How do those two statements square with the fact the number of operating oil rigs in this country has declined by over 20% since last summer? They don’t. Here’s the story from today’s news: “U.S. oil rig count drops another 4 percent” (http://bizbeatblog.dallasnews.com/2015/01/u-s-oil-rig-count-drops-another-4-percent.html/). That story states, “Since October 10, the oil rig count is down 18 percent, as rigs continue to be taken out of service across the nation’s oil fields.” Or “US [oil and gas] Rig Count Falls To Lowest Since August 2010,” (http://finance.yahoo.com/news/comes-baker-hughes-rig-count-173959401.html).
It would be more reasonable to say that production is falling less quickly than demand, but to say that would be to admit that the world’s economy is in recession, or depression, and that’s not acceptable for politicians, policymakers, and their toady talking-head MSM pundits.
You misunderstand “production” and “oil rigs drilling for oil.”
Production is the quantity of oil from a finished well reaching a trading hub. It’s measured in barrels.
Drilling for oil is done with a drilling “rig”; it’s an activity that costs a lot of money and may not “produce” any oil (dry well), or lots of oil, gas, condensate, and/or natural gas liquids, but ONLY after the drilling is finished, the well has been completed, and hooked up to processing equipment and a pipeline or some other means of transportation. All of which takes time. That drilling rig goes into the “rig count.” Once the well is drilled, the rig moves on to another project or is idled.
At that point, the new well starts producing oil or gas. For the rest of its life, the well “produces” – and the rig count no longer enters into the equation for that well.
So the rig count can plunge for many months, while production (from existing wells and newly completed wells) can continue to rise.
And this is what is happening in the US: Production in the US is rising (just check the numbers), the rig count is plunging (see my latest post on this), demand in the US is rising, but slowly, and inventories are soaring.
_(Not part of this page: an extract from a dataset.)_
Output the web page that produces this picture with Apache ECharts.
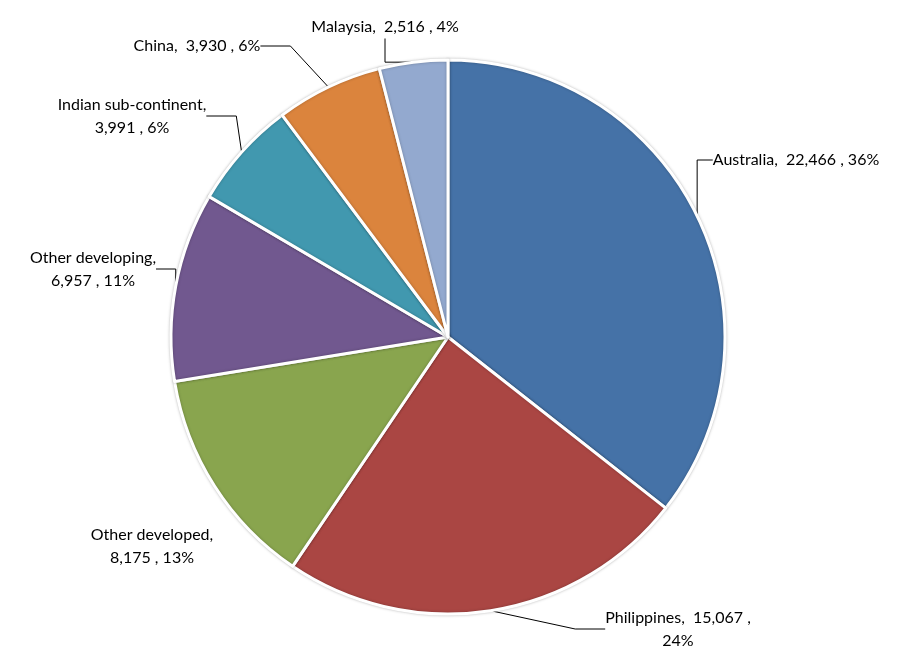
<!DOCTYPE html>
<html>
<head>
<meta charset="utf-8">
<script src="https://cdn.jsdelivr.net/npm/echarts@6/dist/echarts.min.js"></script>
<style>
  html, body { margin: 0; padding: 0; background: #fff; }
  #chart { width: 897px; height: 662px; }
</style>
</head>
<body>
<div id="chart"></div>
<script>
// data
const regions = ['Australia', 'Philippines', 'Other developed', 'Other developing',
  'Indian sub-continent', 'China', 'Malaysia']
const counts = [22466, 15067, 8175, 6957, 3991, 3930, 2516]

const colours = ['#4572A7', '#AA4643', '#89A54E', '#71588F', '#4198AF', '#DB843D', '#93A9CF']

// label placement (centre of the text block) and where the text wraps
// wrap: 0 = one line, 1 = break after name, 2 = break before percent
const labelPos = [[796, 160], [678, 629], [152, 546], [93, 269], [132, 116], [197, 46], [385, 27]]
const labelWrap = [0, 2, 1, 1, 1, 0, 0]
const showLine = [true, true, false, true, true, true, true]

const fmt = n => n.toLocaleString('en-US')

const chart = echarts.init(document.getElementById('chart'))

chart.setOption({
  animation: false,
  series: [{
    type: 'pie',
    center: [448, 337],
    radius: 277,
    startAngle: 90,
    clockwise: true,
    percentPrecision: 0,
    data: regions.map((name, i) => ({
      name: name,
      value: counts[i],
      itemStyle: { color: colours[i] },
      labelLine: { show: showLine[i] }
    })),
    itemStyle: {
      borderColor: '#fff',
      borderWidth: 3,
      shadowBlur: 3,
      shadowColor: 'rgba(0,0,0,0.25)'
    },
    label: {
      show: true,
      fontFamily: 'Lato',
      fontSize: 16,
      lineHeight: 23,
      color: '#000',
      overflow: 'none',
      formatter: p => {
        const w = labelWrap[p.dataIndex]
        const sep1 = w === 1 ? '\n' : '  '
        const sep2 = w === 2 ? '\n' : ' '
        return p.name + ',' + sep1 + fmt(p.value) + ' ,' + sep2 + p.percent + '%'
      }
    },
    labelLine: {
      show: true,
      lineStyle: { color: '#000', width: 1 }
    },
    labelLayout: p => ({
      x: labelPos[p.dataIndex][0],
      y: labelPos[p.dataIndex][1],
      align: 'center',
      verticalAlign: 'middle'
    })
  }]
})
</script>
</body>
</html>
If you click on the tab “The Oil Bust,” you’ll see lots of articles that get into all of this. Start working your way through them, and it will all make sense after a while.
The oil stored on tankers is not flat price speculative, let alone luring others to make spec bets. The storers are buying cash and selling deferred futures. This is currently quite profitable because of the high contango. It will continue until storage is used up, which can be quite awhile. At that point (which has happened) contango will go to levels that entice tertiary storageholders into loading up. In the 90s, this caused the contango to go to $1 per month. Tertiary storage is extremely high. Think of businesses and homes topping off their tanks.
Rjohnson’s point is well taken. Total world storage ex SPRs is small relative to demand. If a cutback could be arranged, oil stocks would decline quickly. That’s why I think the first sign of a turnaround agreement would involve the US or China adding to their SPR.